Echoing much of our analysis is the head of the UN refugee agency, Antonio Guterres when he said :-
"I think it's important to recognise that in today's world where as we have seen, money moves so freely, and goods tend to move also more and more freely, there are still tremendous obstacles for people.People need to move because they can no longer live in their countries of origin because of war, because of environmental degradation, because of poverty, there are many reasons that force people to move."
The International Labour Organisation says that despite the current global financial crisis, falling birth rates across western Europe will cause a labour shortage over the next few years. It says Europe should think about making it easier for people from the developing world to come in and work.
"You have a strong demand for labour particularly in industrialised countries," explained Patrick Taran, a migrant labour specialist with the ILO."They need people to fill the low skilled jobs in agriculture and construction, manufacturing, domestic work, in health care, and you have a lot of people, including with skills, who need those jobs and are willing to come for them."He adds "When there's no job at all at home, when you have a family to feed, you will take risks to make sure that you and your family have food on the table."

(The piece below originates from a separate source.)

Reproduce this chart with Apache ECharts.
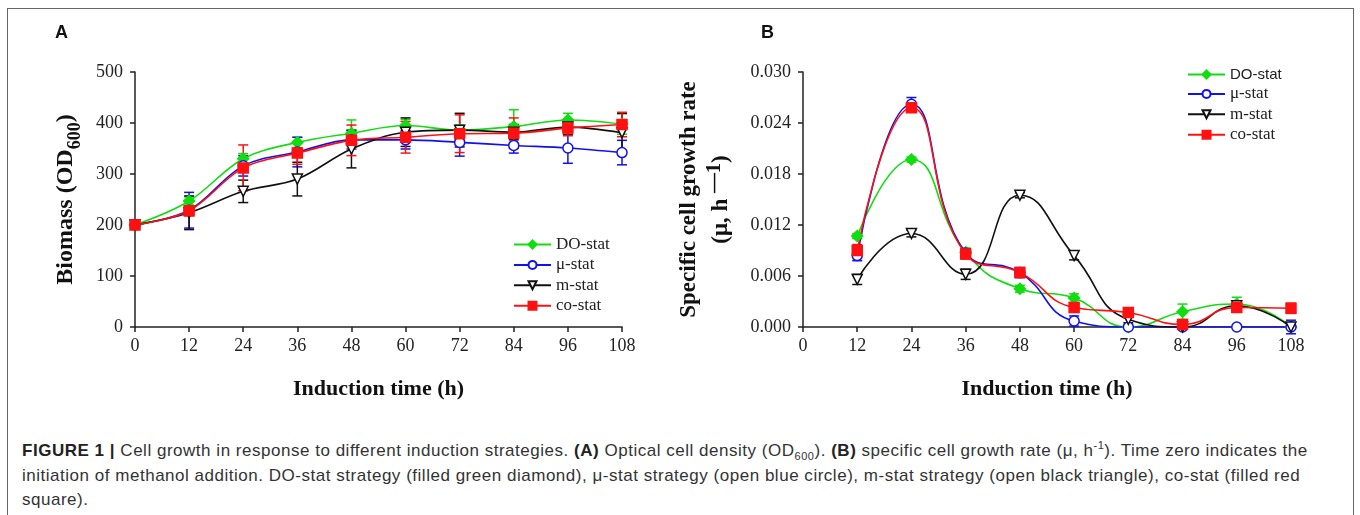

As socialists are concerned, it is not a case of chanting “Migrants are welcome here” , which implies we as workers have some right to say who is and isn't welcome in the first place; nor even of saying that the immigration laws should be relaxed. We understand that the thing which makes workers leave behind their communities, and go to a place where their language is not spoken, is the wages system itself. This underlies the need for us to recognise our identical position with regards to the wages system, and work together, as workers across the world, across boundaries, to create a commonly owned planet where all can live in security.